Contract with her husband, San Francisco businessman Edward Karkar, is also subject to unavoidable interruption, though Makarova says with a shrewd grin of experience that they are separated "just enough."
"Though he doesn't tell me this, I cannot say I'm a good wife to him-I'm usually so exhausted all the time, and I just manage to find a little to play with the baby. But he's such a sensitive man, so understanding."
Karkar was a fan of hers long before they met, having seen her dance for the first time in 1961, when she was on tour with the Kirov Ballet. Much of their talk concerns the ballet, and because this business involves travel, he frequently joins her on tour.
"He doesn't know the profession, the technical side," she says, "but he has a very good sense of beauty-a natural sensitivity and taste."
Makarova has also mellowed personally since her marriage. There was a time when she seemed to take a certain delight in playing the temperamental artiste. Years ago, she held a press conference in Paris to announce she would never again dance with "that man" Rudolf Nureyev (they have long since been reconciled).
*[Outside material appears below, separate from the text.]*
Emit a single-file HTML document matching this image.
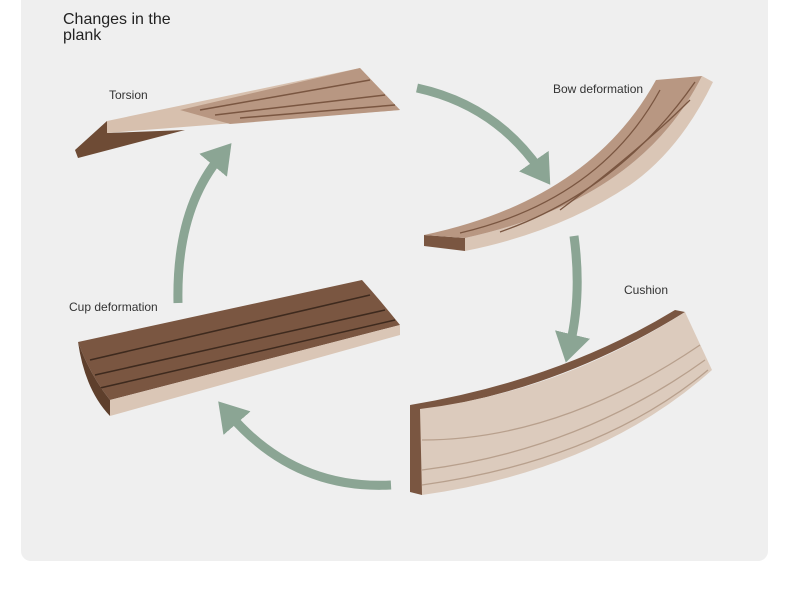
<!DOCTYPE html>
<html><head><style>
body{margin:0;background:#fff;width:790px;height:589px;overflow:hidden;font-family:"Liberation Sans",sans-serif}
.panel{position:absolute;left:21px;top:-10px;width:747px;height:571px;background:#efefef;border-radius:10px}
.t{position:absolute;color:#333;font-size:12px}
</style></head><body>
<div class="panel"></div>
<div class="t" style="left:63px;top:12px;font-size:16px;line-height:16px;color:#222">Changes in the<br>plank</div>
<div class="t" style="left:109px;top:88px">Torsion</div>
<div class="t" style="left:553px;top:82px">Bow deformation</div>
<div class="t" style="left:624px;top:283px">Cushion</div>
<div class="t" style="left:69px;top:300px">Cup deformation</div>
<svg width="790" height="589" style="position:absolute;left:0;top:0">
<defs><marker id="h" markerWidth="4" markerHeight="4" refX="1.2" refY="2" orient="auto" markerUnits="strokeWidth"><path d="M0,0 L3.2,2 L0,4Z" fill="#8ba594"/></marker></defs>
<g fill="none" stroke="#8ba594" stroke-width="9" marker-end="url(#h)">
<path d="M417,88 Q495,105 540,170"/>
<path d="M574,236 Q582,295 570,345"/>
<path d="M391,485 Q295,490 230,415"/>
<path d="M178,303 Q176,210 220,157"/>
</g>
<path d="M75,150 L107,121 L107,133 L185,130 L78,158Z" fill="#6e4b35"/>
<path d="M107,121 L360,68 L400,110 L107,133Z" fill="#d7c0ae"/>
<path d="M180,110 L360,68 L400,110 L230,124Z" fill="#b89782"/>
<g stroke="#7a5641" stroke-width="1.5" fill="none"><path d="M200,110 L370,80"/><path d="M215,115 L385,95"/><path d="M240,118 L395,105"/></g>
<path d="M424,235 L465,238 L465,251 L424,246Z" fill="#7a5641"/>
<path d="M465,238 Q640,200 702,76 L713,82 Q680,150 630,185 Q560,232 465,251Z" fill="#dac6b6"/>
<path d="M424,235 Q590,200 656,80 L702,76 Q640,200 465,238Z" fill="#b89782"/>
<g stroke="#7a5641" stroke-width="1.3" fill="none"><path d="M460,233 Q600,200 660,90"/><path d="M500,232 Q620,190 695,82"/><path d="M560,210 Q640,150 690,100"/></g>
<path d="M410,405 L422,407 L422,495 L410,492Z" fill="#7a5641"/>
<path d="M410,405 Q560,380 675,310 L685,312 Q560,390 420,410Z" fill="#7a5641"/>
<path d="M420,409 Q560,392 685,312 L712,370 Q600,470 422,495Z" fill="#dccbbd"/>
<g stroke="#b8a08d" stroke-width="1.3" fill="none"><path d="M422,440 Q560,440 700,345"/><path d="M422,470 Q580,450 705,360"/><path d="M422,485 Q600,460 708,370"/></g>
<path d="M78,342 L362,280 Q380,300 400,325 L110,400 Q90,375 78,342Z" fill="#7a5641"/>
<g stroke="#3e2a1e" stroke-width="1.5" fill="none"><path d="M90,360 L370,295"/><path d="M95,375 L385,310"/><path d="M100,388 L395,320"/></g>
<path d="M110,400 L400,325 L400,335 L110,416Z" fill="#dac6b6"/>
<path d="M78,342 Q90,375 110,400 L110,416 Q85,390 78,342Z" fill="#5e3f2c"/>
</svg>
</body></html>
Once she told an interviewer she was "bored with ABT." Nowadays she seems to have only one lingering complaint, and it has been with her since her arrival in the West: No choreographer has yet made an evening-length ballet for her.
"I'm still looking, still searching," she says. "I love to work with Jerome Robbins, but he's like a prisoner there in his own company-I found out there's not so much freedom as I thought there would be in the West. I really need a full-lenght ballet, and not one of the classics revived, but something new. I don't understand why there aren't more, there are so many exciting stories that could be ballets.
"I think the public, too, is tired of these small things all the time. They want to be involved in a story, to believe in what's happening on stage."
Makarova and her husband have a house in San Francisco, a newly acquired apartment in Manhattan and a London flat. Asked which of these places she considers home, she shakes her head and says. "Home? I'm a gypsy."
Suddenly, she's being called away to rehearsal. In the meantime, Andre has awakened, and in a moment the ballerina emerges from the bedroom with her son lifted high above her head.
Holding him at the waist, she wags him from side to side, and is rewarded with a complacent gurgle or two.